### Work to be completed
Write out the material exactly, without any of its pictures.

### Recorded data
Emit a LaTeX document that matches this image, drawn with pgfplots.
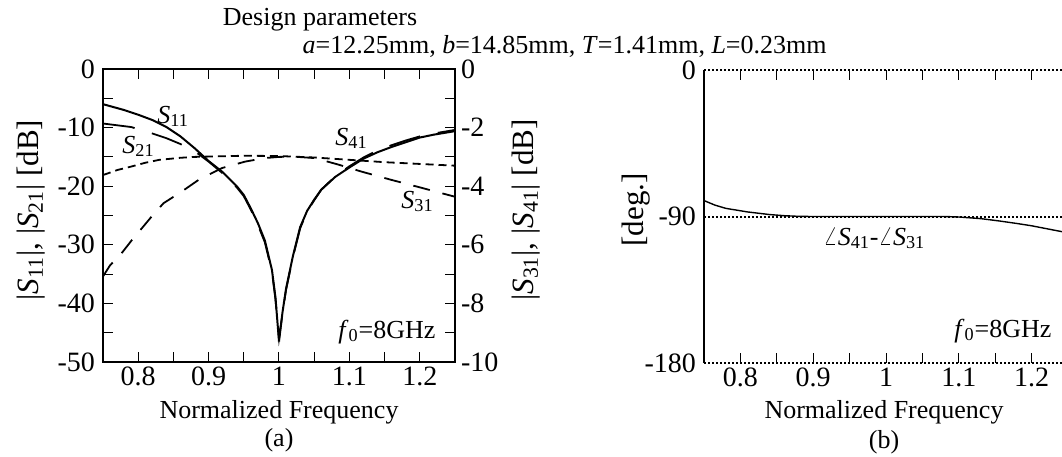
\documentclass[border=0pt]{standalone}
\usepackage{fontspec}
\setmainfont{Liberation Serif}
\usepackage{pgfplots}
\usepackage{pgfplotstable}
\pgfplotsset{compat=1.18}
\newcommand\tf{\fontsize{13}{15.5}\selectfont}
\newcommand\kf{\fontsize{14}{16.5}\selectfont}
\newcommand\lf{\fontsize{15.5}{18}\selectfont}

% |S11| (left axis, dB)
\pgfplotstableread{
f v
0.75 -6.0
0.78 -7.0
0.80 -7.8
0.82 -8.7
0.84 -9.9
0.86 -11.5
0.88 -13.5
0.90 -15.7
0.92 -17.6
0.94 -20.0
0.95 -21.5
0.96 -23.8
0.97 -26.3
0.98 -29.3
0.99 -34.3
0.995 -39.0
1.00 -46.5
1.005 -41.5
1.01 -37.5
1.02 -31.8
1.03 -27.0
1.04 -24.2
1.05 -22.3
1.06 -20.6
1.08 -18.4
1.10 -16.8
1.12 -15.3
1.14 -14.2
1.16 -13.3
1.18 -12.5
1.20 -11.7
1.22 -11.2
1.25 -10.6
}\tabSaa

% |S21| (left axis, dB)
\pgfplotstableread{
f v
0.75 -9.3
0.77 -9.6
0.79 -9.9
0.82 -11.0
0.84 -11.8
0.86 -12.8
0.88 -14.0
0.90 -15.8
0.92 -17.8
0.94 -20.2
0.95 -21.7
0.96 -24.0
0.97 -26.6
0.98 -29.6
0.99 -34.6
0.995 -39.3
1.00 -46.0
1.005 -41.7
1.01 -37.7
1.02 -32.0
1.03 -27.2
1.04 -24.3
1.05 -22.4
1.06 -20.6
1.08 -18.3
1.10 -16.6
1.12 -15.1
1.14 -13.9
1.16 -13.0
1.18 -12.2
1.20 -11.5
1.22 -11.0
1.25 -10.4
}\tabSba

% |S31| (right axis, dB)
\pgfplotstableread{
f v
0.75 -7.08
0.76 -6.70
0.776 -6.30
0.791 -5.84
0.805 -5.44
0.821 -4.98
0.836 -4.58
0.862 -4.18
0.886 -3.78
0.919 -3.38
0.952 -3.16
0.98 -3.04
1.00 -3.00
1.02 -2.99
1.051 -3.04
1.084 -3.26
1.117 -3.50
1.159 -3.78
1.197 -4.02
1.25 -4.36
}\tabSca

% |S41| (right axis, dB)
\pgfplotstableread{
f v
0.75 -3.62
0.77 -3.45
0.79 -3.33
0.81 -3.20
0.83 -3.10
0.86 -3.03
0.88 -3.00
0.95 -2.96
1.00 -2.97
1.05 -3.02
1.10 -3.10
1.15 -3.18
1.20 -3.24
1.25 -3.30
}\tabSda

% phase difference (deg)
\pgfplotstableread{
f v
0.75 -80.2
0.765 -83.0
0.78 -85.0
0.81 -87.2
0.84 -88.8
0.86 -89.5
0.88 -89.9
0.90 -90.0
1.00 -90.0
1.08 -90.0
1.10 -90.3
1.13 -91.3
1.155 -92.7
1.18 -94.3
1.20 -95.7
1.238 -99.0
1.25 -100.0
}\tabPh

\begin{document}
\begin{tikzpicture}
\useasboundingbox (0,0) rectangle (531pt,-228pt);
\pgfplotsset{
  common/.style={scale only axis, width=176pt, height=146.5pt,
    xmin=0.75, xmax=1.25, tick align=inside,
    major tick length=5pt, minor tick length=5pt,
    tick style={black, line width=0.5pt},
    tick label style={font=\kf},
    yticklabel style={xshift=-0.5pt},
    xticklabel style={yshift=1pt},
    /pgf/number format/assume math mode=true,
    xtick={0.8,0.9,1,1.1,1.2},
    minor xtick={0.75,0.85,0.95,1.05,1.15,1.25}},
}
% ---------- panel (a), left axis
\begin{axis}[common, at={(51.5pt,-181pt)}, anchor=south west,
  ymin=-50, ymax=0, ytick={0,-10,-20,-30,-40,-50},
  minor ytick={-5,-15,-25,-35,-45},
  xtick pos=both, ytick pos=left, axis line style={line width=0.6pt}]
\addplot[black, line width=1pt] table[x=f,y=v]{\tabSaa};
\addplot[black, line width=0.9pt, dash pattern=on 16pt off 9pt] table[x=f,y=v]{\tabSba};
\end{axis}
% ---------- panel (a), right axis
\begin{axis}[common, at={(51.5pt,-181pt)}, anchor=south west,
  ymin=-10, ymax=0, axis y line*=right, axis x line=none,
  ytick={0,-2,-4,-6,-8,-10}, minor ytick={-1,-3,-5,-7,-9},
  yticklabel style={xshift=0pt},
  axis line style={line width=0.6pt}]
\addplot[black, line width=0.9pt, dash pattern=on 8.5pt off 6.5pt] table[x=f,y=v]{\tabSca};
\addplot[black, line width=0.9pt, dash pattern=on 4pt off 2.5pt] table[x=f,y=v]{\tabSda};
\end{axis}
% ---------- panel (b)
\begin{axis}[common, width=182pt, at={(352pt,-181.5pt)}, anchor=south west,
  ymin=-180, ymax=0, ytick={0,-90,-180}, ytick style={draw=none},
  xtick pos=both, axis line style={draw=none}, clip=false]
\draw[line width=0.6pt] (rel axis cs:0,0) -- (rel axis cs:0,1);
\draw[densely dotted, line width=1pt] (rel axis cs:0,1) -- (rel axis cs:1,1);
\draw[densely dotted, line width=1pt] (rel axis cs:0,0) -- (rel axis cs:1,0);
\addplot[black, densely dotted, line width=1pt] coordinates {(0.75,-90) (1.25,-90)};
\addplot[black, line width=0.7pt] table[x=f,y=v]{\tabPh};
\end{axis}
% ---------- texts
\node[font=\tf, anchor=base] at (160pt,-12.5pt) {Design parameters};
\node[font=\tf, anchor=base east, inner sep=0pt] at (413.5pt,-26.5pt)
  {\textit{a}=12.25mm, \textit{b}=14.85mm, \textit{T}=1.41mm, \textit{L}=0.23mm};
\node[font=\tf, anchor=base west, inner sep=0pt] at (78.5pt,-61.5pt) {\textit{S}\textsubscript{11}};
\node[font=\tf, anchor=base west, inner sep=0pt] at (61pt,-76.5pt) {\textit{S}\textsubscript{21}};
\node[font=\tf, anchor=base west, inner sep=0pt] at (167.5pt,-72.5pt) {\textit{S}\textsubscript{41}};
\node[font=\tf, anchor=base west, inner sep=0pt] at (200.5pt,-104pt) {\textit{S}\textsubscript{31}};
\node[font=\tf, anchor=base west, inner sep=0pt] at (169pt,-169pt) {\textit{f}\textsubscript{0}=8GHz};
\node[font=\tf, anchor=base west, inner sep=0pt] at (477pt,-168.5pt) {\textit{f}\textsubscript{0}=8GHz};
\node[font=\tf, anchor=base west, inner sep=0pt] at (411.5pt,-122.5pt)
  {$\angle$\textit{S}\textsubscript{41}-$\angle$\textit{S}\textsubscript{31}};
\node[font=\tf, anchor=base] at (139.5pt,-209pt) {Normalized Frequency};
\node[font=\tf, anchor=base] at (139.5pt,-223pt) {(a)};
\node[font=\tf, anchor=base] at (442pt,-209pt) {Normalized Frequency};
\node[font=\tf, anchor=base] at (442pt,-224pt) {(b)};
\node[font=\lf, rotate=90] at (15.5pt,-105pt)
  {|\textit{S}\textsubscript{11}|, |\textit{S}\textsubscript{21}| [dB]};
\node[font=\lf, rotate=90] at (263pt,-105pt)
  {|\textit{S}\textsubscript{31}|, |\textit{S}\textsubscript{41}| [dB]};
\node[font=\lf, rotate=90] at (318pt,-105pt) {[deg.]};
\end{tikzpicture}
\end{document}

### Written reply
Emit a LaTeX document that matches this image, drawn with pgfplots.
\documentclass[border=0pt]{standalone}
\usepackage{fontspec}
\setmainfont{Liberation Serif}
\usepackage{pgfplots}
\usepackage{pgfplotstable}
\pgfplotsset{compat=1.18}
\newcommand\tf{\fontsize{13}{15.5}\selectfont}
\newcommand\kf{\fontsize{14}{16.5}\selectfont}
\newcommand\lf{\fontsize{15.5}{18}\selectfont}

% |S11| (left axis, dB)
\pgfplotstableread{
f v
0.75 -6.0
0.78 -7.0
0.80 -7.8
0.82 -8.7
0.84 -9.9
0.86 -11.5
0.88 -13.5
0.90 -15.7
0.92 -17.6
0.94 -20.0
0.95 -21.5
0.96 -23.8
0.97 -26.3
0.98 -29.3
0.99 -34.3
0.995 -39.0
1.00 -46.5
1.005 -41.5
1.01 -37.5
1.02 -31.8
1.03 -27.0
1.04 -24.2
1.05 -22.3
1.06 -20.6
1.08 -18.4
1.10 -16.8
1.12 -15.3
1.14 -14.2
1.16 -13.3
1.18 -12.5
1.20 -11.7
1.22 -11.2
1.25 -10.6
}\tabSaa

% |S21| (left axis, dB)
\pgfplotstableread{
f v
0.75 -9.3
0.77 -9.6
0.79 -9.9
0.82 -11.0
0.84 -11.8
0.86 -12.8
0.88 -14.0
0.90 -15.8
0.92 -17.8
0.94 -20.2
0.95 -21.7
0.96 -24.0
0.97 -26.6
0.98 -29.6
0.99 -34.6
0.995 -39.3
1.00 -46.0
1.005 -41.7
1.01 -37.7
1.02 -32.0
1.03 -27.2
1.04 -24.3
1.05 -22.4
1.06 -20.6
1.08 -18.3
1.10 -16.6
1.12 -15.1
1.14 -13.9
1.16 -13.0
1.18 -12.2
1.20 -11.5
1.22 -11.0
1.25 -10.4
}\tabSba

% |S31| (right axis, dB)
\pgfplotstableread{
f v
0.75 -7.08
0.76 -6.70
0.776 -6.30
0.791 -5.84
0.805 -5.44
0.821 -4.98
0.836 -4.58
0.862 -4.18
0.886 -3.78
0.919 -3.38
0.952 -3.16
0.98 -3.04
1.00 -3.00
1.02 -2.99
1.051 -3.04
1.084 -3.26
1.117 -3.50
1.159 -3.78
1.197 -4.02
1.25 -4.36
}\tabSca

% |S41| (right axis, dB)
\pgfplotstableread{
f v
0.75 -3.62
0.77 -3.45
0.79 -3.33
0.81 -3.20
0.83 -3.10
0.86 -3.03
0.88 -3.00
0.95 -2.96
1.00 -2.97
1.05 -3.02
1.10 -3.10
1.15 -3.18
1.20 -3.24
1.25 -3.30
}\tabSda

% phase difference (deg)
\pgfplotstableread{
f v
0.75 -80.2
0.765 -83.0
0.78 -85.0
0.81 -87.2
0.84 -88.8
0.86 -89.5
0.88 -89.9
0.90 -90.0
1.00 -90.0
1.08 -90.0
1.10 -90.3
1.13 -91.3
1.155 -92.7
1.18 -94.3
1.20 -95.7
1.238 -99.0
1.25 -100.0
}\tabPh

\begin{document}
\begin{tikzpicture}
\useasboundingbox (0,0) rectangle (531pt,-228pt);
\pgfplotsset{
  common/.style={scale only axis, width=176pt, height=146.5pt,
    xmin=0.75, xmax=1.25, tick align=inside,
    major tick length=5pt, minor tick length=5pt,
    tick style={black, line width=0.5pt},
    tick label style={font=\kf},
    yticklabel style={xshift=-0.5pt},
    xticklabel style={yshift=1pt},
    /pgf/number format/assume math mode=true,
    xtick={0.8,0.9,1,1.1,1.2},
    minor xtick={0.75,0.85,0.95,1.05,1.15,1.25}},
}
% ---------- panel (a), left axis
\begin{axis}[common, at={(51.5pt,-181pt)}, anchor=south west,
  ymin=-50, ymax=0, ytick={0,-10,-20,-30,-40,-50},
  minor ytick={-5,-15,-25,-35,-45},
  xtick pos=both, ytick pos=left, axis line style={line width=0.6pt}]
\addplot[black, line width=1pt] table[x=f,y=v]{\tabSaa};
\addplot[black, line width=0.9pt, dash pattern=on 16pt off 9pt] table[x=f,y=v]{\tabSba};
\end{axis}
% ---------- panel (a), right axis
\begin{axis}[common, at={(51.5pt,-181pt)}, anchor=south west,
  ymin=-10, ymax=0, axis y line*=right, axis x line=none,
  ytick={0,-2,-4,-6,-8,-10}, minor ytick={-1,-3,-5,-7,-9},
  yticklabel style={xshift=0pt},
  axis line style={line width=0.6pt}]
\addplot[black, line width=0.9pt, dash pattern=on 8.5pt off 6.5pt] table[x=f,y=v]{\tabSca};
\addplot[black, line width=0.9pt, dash pattern=on 4pt off 2.5pt] table[x=f,y=v]{\tabSda};
\end{axis}
% ---------- panel (b)
\begin{axis}[common, width=182pt, at={(352pt,-181.5pt)}, anchor=south west,
  ymin=-180, ymax=0, ytick={0,-90,-180}, ytick style={draw=none},
  xtick pos=both, axis line style={draw=none}, clip=false]
\draw[line width=0.6pt] (rel axis cs:0,0) -- (rel axis cs:0,1);
\draw[densely dotted, line width=1pt] (rel axis cs:0,1) -- (rel axis cs:1,1);
\draw[densely dotted, line width=1pt] (rel axis cs:0,0) -- (rel axis cs:1,0);
\addplot[black, densely dotted, line width=1pt] coordinates {(0.75,-90) (1.25,-90)};
\addplot[black, line width=0.7pt] table[x=f,y=v]{\tabPh};
\end{axis}
% ---------- texts
\node[font=\tf, anchor=base] at (160pt,-12.5pt) {Design parameters};
\node[font=\tf, anchor=base east, inner sep=0pt] at (413.5pt,-26.5pt)
  {\textit{a}=12.25mm, \textit{b}=14.85mm, \textit{T}=1.41mm, \textit{L}=0.23mm};
\node[font=\tf, anchor=base west, inner sep=0pt] at (78.5pt,-61.5pt) {\textit{S}\textsubscript{11}};
\node[font=\tf, anchor=base west, inner sep=0pt] at (61pt,-76.5pt) {\textit{S}\textsubscript{21}};
\node[font=\tf, anchor=base west, inner sep=0pt] at (167.5pt,-72.5pt) {\textit{S}\textsubscript{41}};
\node[font=\tf, anchor=base west, inner sep=0pt] at (200.5pt,-104pt) {\textit{S}\textsubscript{31}};
\node[font=\tf, anchor=base west, inner sep=0pt] at (169pt,-169pt) {\textit{f}\textsubscript{0}=8GHz};
\node[font=\tf, anchor=base west, inner sep=0pt] at (477pt,-168.5pt) {\textit{f}\textsubscript{0}=8GHz};
\node[font=\tf, anchor=base west, inner sep=0pt] at (411.5pt,-122.5pt)
  {$\angle$\textit{S}\textsubscript{41}-$\angle$\textit{S}\textsubscript{31}};
\node[font=\tf, anchor=base] at (139.5pt,-209pt) {Normalized Frequency};
\node[font=\tf, anchor=base] at (139.5pt,-223pt) {(a)};
\node[font=\tf, anchor=base] at (442pt,-209pt) {Normalized Frequency};
\node[font=\tf, anchor=base] at (442pt,-224pt) {(b)};
\node[font=\lf, rotate=90] at (15.5pt,-105pt)
  {|\textit{S}\textsubscript{11}|, |\textit{S}\textsubscript{21}| [dB]};
\node[font=\lf, rotate=90] at (263pt,-105pt)
  {|\textit{S}\textsubscript{31}|, |\textit{S}\textsubscript{41}| [dB]};
\node[font=\lf, rotate=90] at (318pt,-105pt) {[deg.]};
\end{tikzpicture}
\end{document}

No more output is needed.